* [AIM]: Show all lines that include the string "with"; copy each one.

* [LISTED RECORDS]:

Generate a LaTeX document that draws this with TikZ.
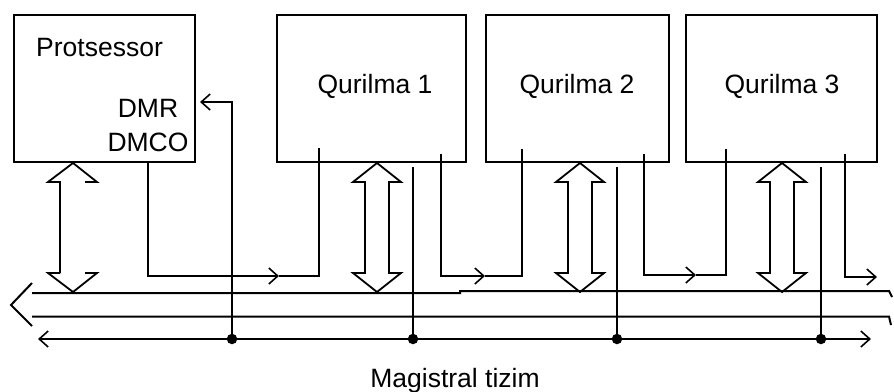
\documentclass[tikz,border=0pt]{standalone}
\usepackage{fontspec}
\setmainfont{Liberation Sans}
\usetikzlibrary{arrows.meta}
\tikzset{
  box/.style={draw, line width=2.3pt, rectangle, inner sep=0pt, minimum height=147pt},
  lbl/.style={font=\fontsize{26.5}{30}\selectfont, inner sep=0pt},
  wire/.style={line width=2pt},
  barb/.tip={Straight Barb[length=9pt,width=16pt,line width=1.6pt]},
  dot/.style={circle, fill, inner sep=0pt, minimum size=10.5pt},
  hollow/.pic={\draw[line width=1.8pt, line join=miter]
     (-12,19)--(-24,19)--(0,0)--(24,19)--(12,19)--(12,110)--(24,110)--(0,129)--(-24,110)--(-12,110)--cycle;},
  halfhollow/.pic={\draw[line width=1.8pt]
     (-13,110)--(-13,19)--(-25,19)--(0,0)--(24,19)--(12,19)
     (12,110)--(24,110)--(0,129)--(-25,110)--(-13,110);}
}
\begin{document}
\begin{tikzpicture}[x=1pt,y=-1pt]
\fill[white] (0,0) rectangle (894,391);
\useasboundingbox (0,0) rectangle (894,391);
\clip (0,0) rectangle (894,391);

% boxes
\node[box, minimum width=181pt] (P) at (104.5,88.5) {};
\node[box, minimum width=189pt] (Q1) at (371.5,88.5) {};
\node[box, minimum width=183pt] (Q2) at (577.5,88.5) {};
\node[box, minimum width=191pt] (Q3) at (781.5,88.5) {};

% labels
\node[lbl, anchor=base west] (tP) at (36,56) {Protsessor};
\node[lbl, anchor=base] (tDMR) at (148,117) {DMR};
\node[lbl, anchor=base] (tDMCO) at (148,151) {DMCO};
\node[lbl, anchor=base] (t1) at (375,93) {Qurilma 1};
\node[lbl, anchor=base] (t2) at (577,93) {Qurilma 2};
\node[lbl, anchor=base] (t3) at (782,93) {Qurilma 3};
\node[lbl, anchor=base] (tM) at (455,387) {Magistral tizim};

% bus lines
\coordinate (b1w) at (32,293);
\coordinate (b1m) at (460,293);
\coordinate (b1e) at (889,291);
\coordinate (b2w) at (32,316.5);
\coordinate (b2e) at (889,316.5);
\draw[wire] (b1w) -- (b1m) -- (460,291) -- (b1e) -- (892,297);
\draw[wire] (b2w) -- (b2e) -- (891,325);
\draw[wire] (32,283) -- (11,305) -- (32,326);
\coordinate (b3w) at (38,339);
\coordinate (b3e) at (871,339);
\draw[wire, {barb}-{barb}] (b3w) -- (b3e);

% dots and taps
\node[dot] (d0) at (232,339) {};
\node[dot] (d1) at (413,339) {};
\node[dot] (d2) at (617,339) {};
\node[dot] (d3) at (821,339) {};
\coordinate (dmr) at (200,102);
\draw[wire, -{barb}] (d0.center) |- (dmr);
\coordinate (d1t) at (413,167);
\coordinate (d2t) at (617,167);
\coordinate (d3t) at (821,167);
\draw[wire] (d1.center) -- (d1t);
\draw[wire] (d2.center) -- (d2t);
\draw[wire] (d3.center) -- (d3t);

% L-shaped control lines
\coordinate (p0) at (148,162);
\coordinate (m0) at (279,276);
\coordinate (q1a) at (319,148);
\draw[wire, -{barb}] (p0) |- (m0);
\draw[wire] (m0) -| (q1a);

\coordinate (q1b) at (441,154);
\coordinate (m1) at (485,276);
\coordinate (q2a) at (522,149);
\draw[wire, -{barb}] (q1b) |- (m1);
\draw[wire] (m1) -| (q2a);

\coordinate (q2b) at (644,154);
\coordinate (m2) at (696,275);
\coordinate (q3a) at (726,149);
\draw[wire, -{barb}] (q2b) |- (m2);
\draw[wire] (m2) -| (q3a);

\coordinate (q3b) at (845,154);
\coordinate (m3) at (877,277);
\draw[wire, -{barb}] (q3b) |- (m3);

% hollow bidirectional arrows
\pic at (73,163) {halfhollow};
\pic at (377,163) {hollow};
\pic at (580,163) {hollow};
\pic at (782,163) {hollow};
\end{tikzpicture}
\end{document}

* * *

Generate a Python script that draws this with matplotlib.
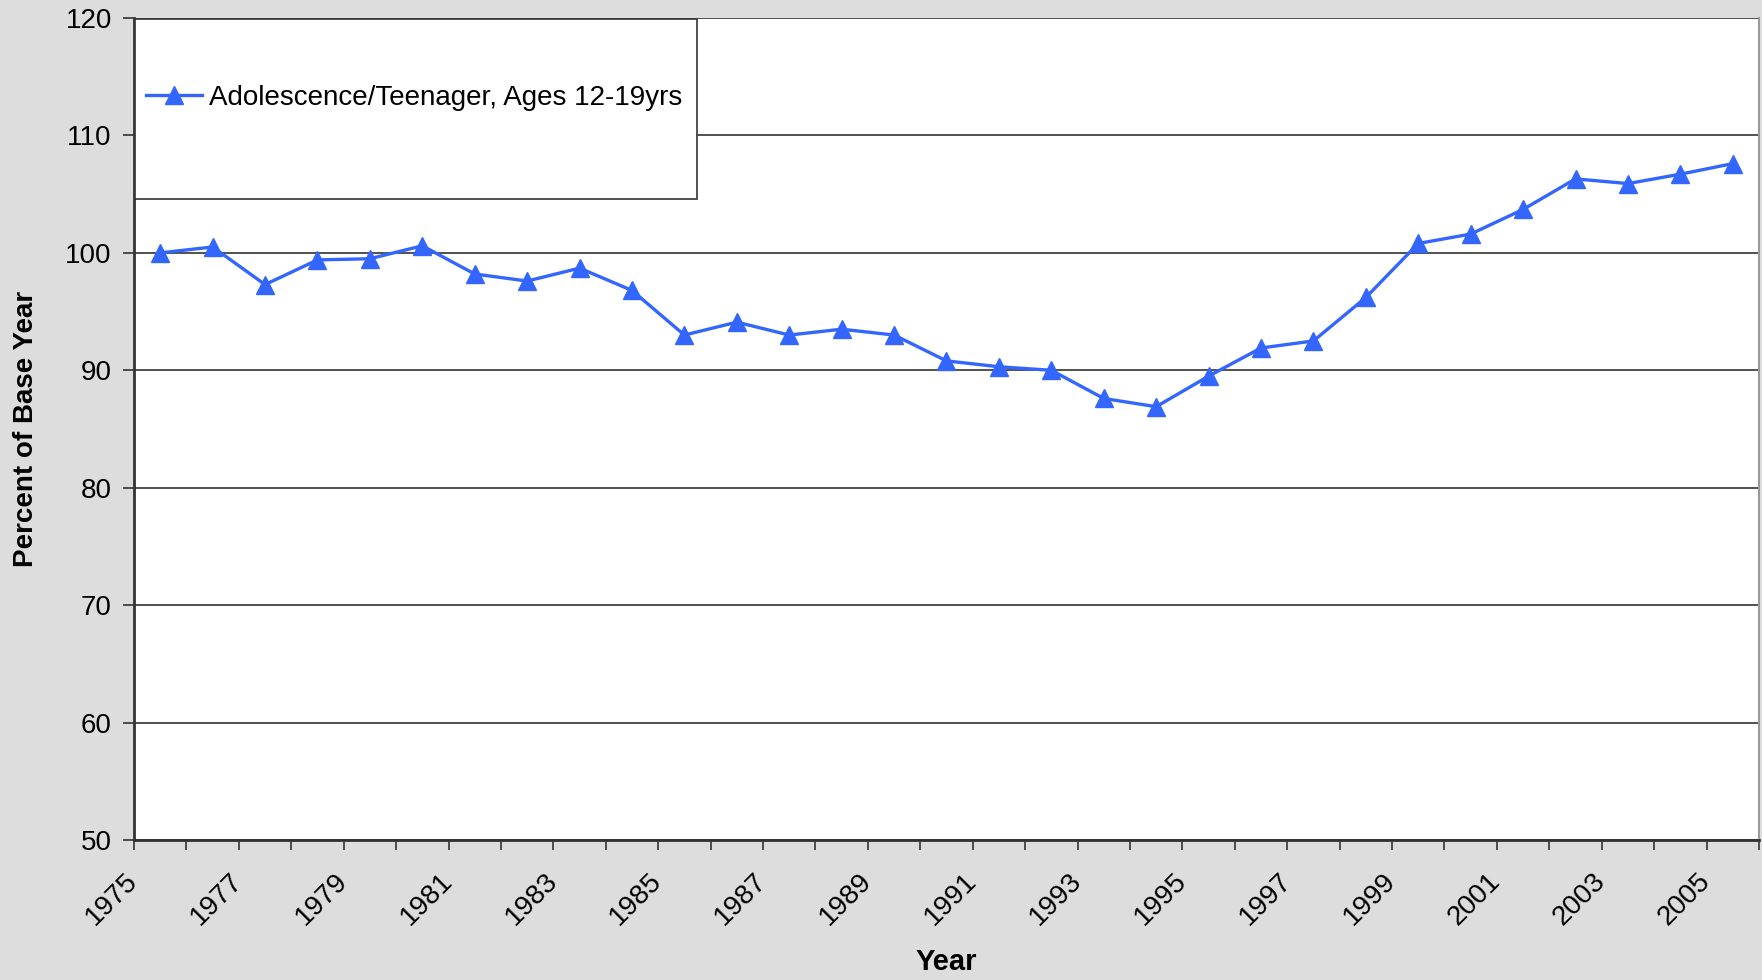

* [FULL ANSWER]:
Generate a LaTeX document that draws this with TikZ.
Generate a Python script that draws this with matplotlib.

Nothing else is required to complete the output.